Model Explanations with Differential Privacy

Full Abstract:

Black-box machine learning models are used in critical decision-making domains, giving rise to several calls for more algorithmic transparency. The drawback is that model explanations can leak information about the data used to generate them, thus undermining data privacy. To address this issue, we propose differentially private algorithms to construct feature-based model explanations. We design an adaptive differentially private gradient descent algorithm, that finds the minimal privacy budget required to produce accurate explanations. It reduces the overall privacy loss on explanation data, by adaptively reusing past differentially private explanations. It also amplifies the privacy guarantees with respect to the training data. Finally, we evaluate the implications of differentially private models and our privacy mechanisms on the quality of model explanations.

General Summary:

Can we explain the decisions of automated decision makers while maintaining user privacy? In this paper, we explore this question. Our aim was to identify a method for explaining models that preserves user privacy on the one hand, but ensures explanation quality on the other.

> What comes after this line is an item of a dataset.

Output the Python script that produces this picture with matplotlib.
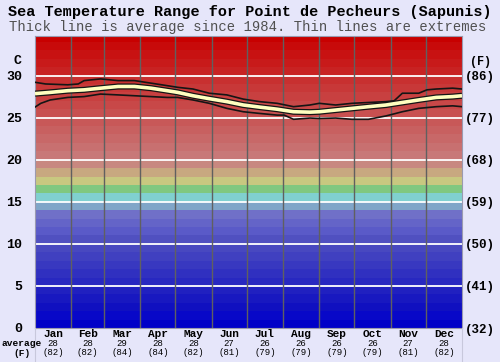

The idea is simple: introduce a small amount of noise into the process of computing the model explanation, so as to “mask” potential avenues for information leakage. This is also known in the literature as differential privacy: it is difficult to tell whether a given data point was used to compute our explanation just by looking at it.

The amount of random noise we introduce cannot be too large: if it is then our explanations wouldn’t be any good – they’ll just be overwhelmed by the noise we inject. So the challenge is to compute exactly how much randomness is enough to protect user data, while maintaining good quality guarantees.

It is convenient to think about the privacy protection as a “budget” – whenever we release information, we pay a small amount of privacy budget to protect it. This budget is finite, so we can’t keep releasing explanations without spending it all! To maximize the number of explanations we can safely release, we explore a “reduce, reuse, recycle” paradigm.

First, we try to reduce the number of computation steps we take to compute explanations, by looking at the explanations we have already released. If they offer useful information, we can use it to reduce the privacy spending for the current explanation.

Second, we try to reuse explanations if possible: if a previously released explanation is close to the one we might compute, we may as well release it instead of spending our privacy budget on computing a new one.

Finally, once we have exhausted our privacy budget, we recycle the set of previously computed explanations, and use it to compute new ones. Since the explanations we have already released are protected, we don’t have to worry about them leaking any private information.

We test our framework on a number of different datasets: facial recognition (trying to predict whether a person is happy or sad), movie reviews (trying to predict whether a review is positive or negative), and financial data (trying to predict whether someone is eligible for a loan). In all cases, our method is able to provide several thousand explanations on a modest privacy budget. In addition, our reduce/reuse/recycle approach yields significant savings in the privacy budget.